Ms Payá said this would not result in the Cuban people becoming poorer still because “the sanctions we are asking for are individual, targeted sanctions” against officials.
She added that politicians she approached while in the UK were “open and ready” to take action once they realised what was at stake.
The defiant activist was in no doubt when asked whether failing to act, and continuing to work in some ways with the Cuban regime aided the repression of the Cuban people: “That’s a fact. It cannot be otherwise.
“Funds that the EU and, actually, the UK are channeling to the island are being processed by the Cuban regime, which, to be clear, is a military conglomerate.”
It is well known that the Cuban military is greatly linked to the Cuban economy.

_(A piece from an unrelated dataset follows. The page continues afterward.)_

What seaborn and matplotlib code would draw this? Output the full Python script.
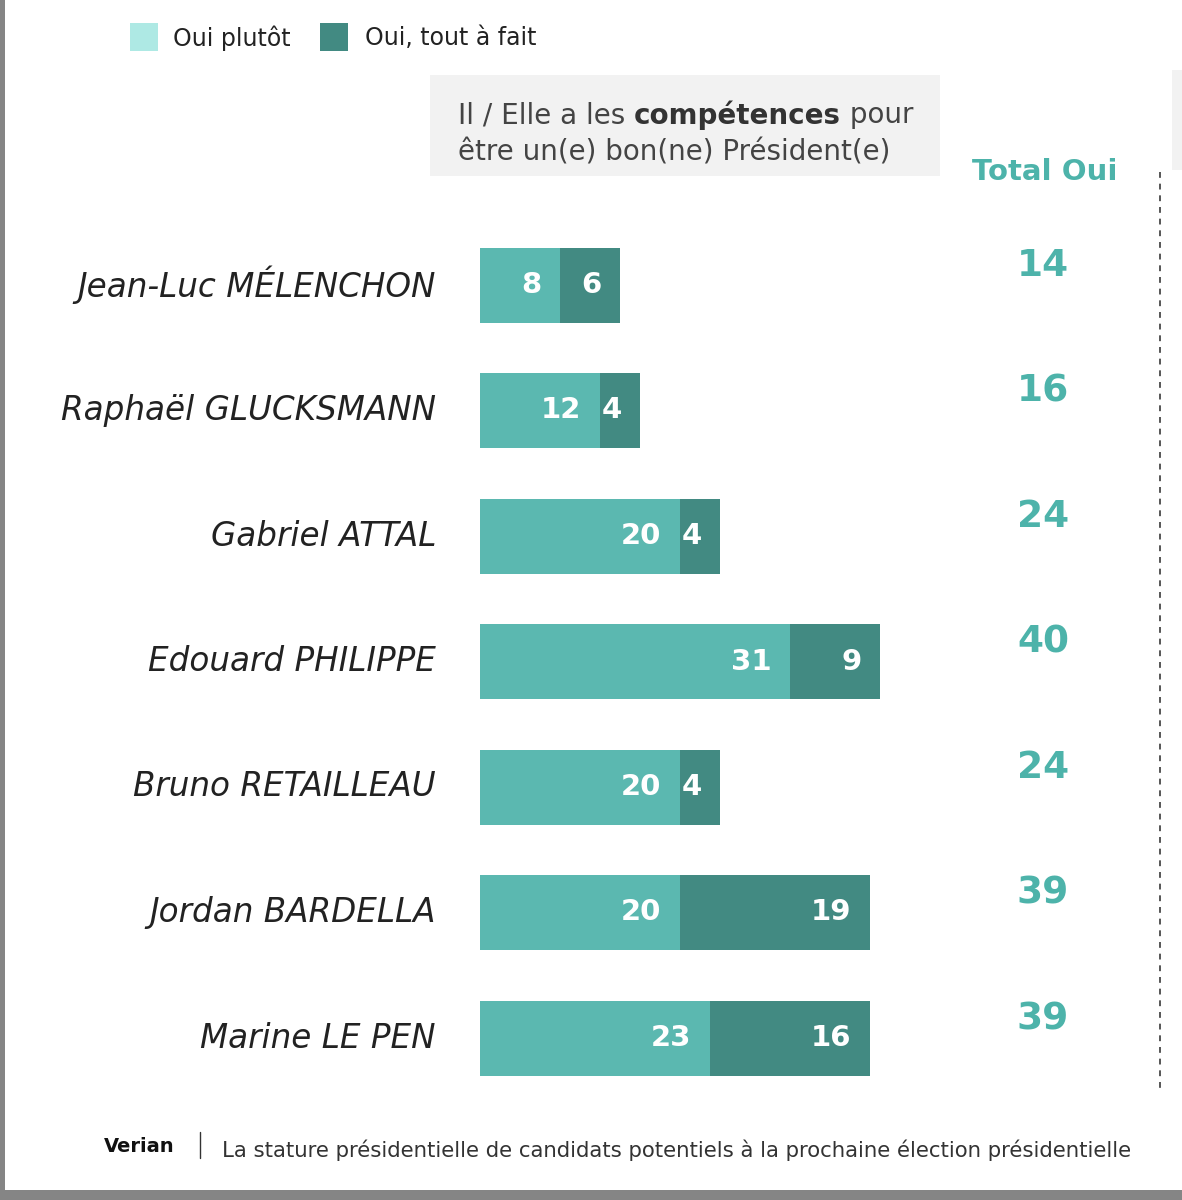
import pandas as pd
import matplotlib
matplotlib.use("Agg")
import matplotlib.pyplot as plt
import seaborn as sns
from matplotlib.patches import Rectangle
from matplotlib.lines import Line2D

# Data
candidates = ["Jean-Luc MÉLENCHON", "Raphaël GLUCKSMANN", "Gabriel ATTAL",
              "Edouard PHILIPPE", "Bruno RETAILLEAU", "Jordan BARDELLA",
              "Marine LE PEN"]
oui_plutot = [8, 12, 20, 31, 20, 20, 23]
oui_tout_a_fait = [6, 4, 4, 9, 4, 19, 16]
total_oui = [14, 16, 24, 40, 24, 39, 39]

legend_labels = ["Oui plutôt", "Oui, tout à fait"]
header_bold = "compétences"
footer_brand = "Verian"
footer_text = "La stature présidentielle de candidats potentiels à la prochaine élection présidentielle"

# Colours
light_bar = "#5bb8b0"
dark_bar = "#428a82"
legend_light = "#aee9e4"
total_col = "#4db3aa"
text_col = "#222222"

df = pd.DataFrame({
    "candidate": candidates,
    "plutot": oui_plutot,
    "tout": oui_tout_a_fait,
})
df["stack"] = df["plutot"] + df["tout"]

sns.set_theme(style="white")
plt.rcParams["font.family"] = ["DejaVu Sans"]

W, H = 1182, 1200
fig = plt.figure(figsize=(W / 100, H / 100), dpi=100)
fig.patch.set_facecolor("white")


def fx(px):
    return px / W


def fy(py):
    return 1 - py / H


# axes covering the whole figure, x: 10 px per point, 0 at px 480
ax = fig.add_axes([0, 0, 1, 1])
row_step = 125.5
row0 = 285
bar_h = 75 / row_step

sns.barplot(data=df, y="candidate", x="stack", color=dark_bar, orient="h",
            width=bar_h, ax=ax, saturation=1, errorbar=None, linewidth=0)
sns.barplot(data=df, y="candidate", x="plutot", color=light_bar, orient="h",
            width=bar_h, ax=ax, saturation=1, errorbar=None, linewidth=0)

ax.set_xlim(-480 / 10, (W - 480) / 10)
ax.set_ylim((H - row0) / row_step, -row0 / row_step)
ax.axis("off")

# values inside bars
for i, row in df.iterrows():
    ax.text(row["plutot"] - 1.85, i, str(row["plutot"]), ha="right", va="center",
            color="white", fontsize=21, fontweight="bold")
    ax.text(row["stack"] - 1.85, i, str(row["tout"]), ha="right", va="center",
            color="white", fontsize=21, fontweight="bold")
    # candidate names
    ax.text(-4.4, i, row["candidate"], ha="right", va="center", color=text_col,
            fontsize=23.5, fontstyle="italic")

# totals column
for i, t in enumerate(total_oui):
    ax.text(56.3, i - 0.15, str(t), ha="center", va="center", color=total_col,
            fontsize=27, fontweight="bold")

fig.text(fx(1045), fy(172), "Total Oui", ha="center", va="center",
         color=total_col, fontsize=21, fontweight="bold")

# dotted separator
fig.add_artist(Line2D([fx(1160), fx(1160)], [fy(172), fy(1092)],
                      color="#555555", lw=1.4, linestyle=(0, (3, 3))))

# header box
fig.add_artist(Rectangle((fx(430), fy(176)), fx(940) - fx(430), fy(75) - fy(176),
                         facecolor="#f2f2f2", edgecolor="none", zorder=0))
fig.add_artist(Rectangle((fx(1172), fy(170)), fx(W) - fx(1172), fy(70) - fy(170),
                         facecolor="#f2f2f2", edgecolor="none", zorder=0))
t1 = fig.text(fx(458), fy(115), "Il / Elle a les ", ha="left", va="center",
              color="#444444", fontsize=20)
fig.canvas.draw()
r = fig.canvas.get_renderer()
bb = t1.get_window_extent(r)
t2 = fig.text(bb.x1 / W, fy(115), header_bold, ha="left", va="center",
              color="#333333", fontsize=20, fontweight="bold")
bb2 = t2.get_window_extent(r)
fig.text(bb2.x1 / W, fy(115), " pour", ha="left", va="center",
         color="#444444", fontsize=20)
fig.text(fx(458), fy(153), "être un(e) bon(ne) Président(e)", ha="left",
         va="center", color="#444444", fontsize=20)

# legend
fig.add_artist(Rectangle((fx(130), fy(51)), fx(28), 28 / H,
                         facecolor=legend_light, edgecolor="none"))
fig.text(fx(173), fy(38), legend_labels[0], ha="left", va="center",
         color=text_col, fontsize=17)
fig.add_artist(Rectangle((fx(320), fy(51)), fx(28), 28 / H,
                         facecolor=dark_bar, edgecolor="none"))
fig.text(fx(365), fy(38), legend_labels[1], ha="left", va="center",
         color=text_col, fontsize=17)

# footer
fig.text(fx(104), fy(1147), footer_brand, ha="left", va="center",
         color="#111111", fontsize=14, fontweight="bold")
fig.add_artist(Line2D([fx(200), fx(200)], [fy(1132), fy(1158)],
                      color="#333333", lw=1))
fig.text(fx(222), fy(1150), footer_text, ha="left", va="center",
         color="#333333", fontsize=15.3)

# grey frame of the screenshot
fig.add_artist(Rectangle((0, 0), fx(5), 1, facecolor="#858585",
                         edgecolor="none"))
fig.add_artist(Rectangle((0, 0), 1, 10 / H, facecolor="#858585",
                         edgecolor="none"))

fig.savefig("out.png", dpi=100)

As journalist Marc Frank put it in a 2017 op-ed for Reuters: “American [and, for that matter, British] tourists strolling the ample squares and narrow streets of colonial Havana may not know it, but from novelist Ernest Hemingway’s famed Floridita bar to Sloppy Joe’s eatery, they are probably patronising businesses owned by Cuba’s military.”
The implications of Britain’s impunity towards the Cuban regime and its economy are extreme, with Ms Payá declaring in no uncertain terms its leaders are “responsible for crimes against humanity…
“Actually, they are responsible for the state terrorism that is being implemented on the island on a daily basis.”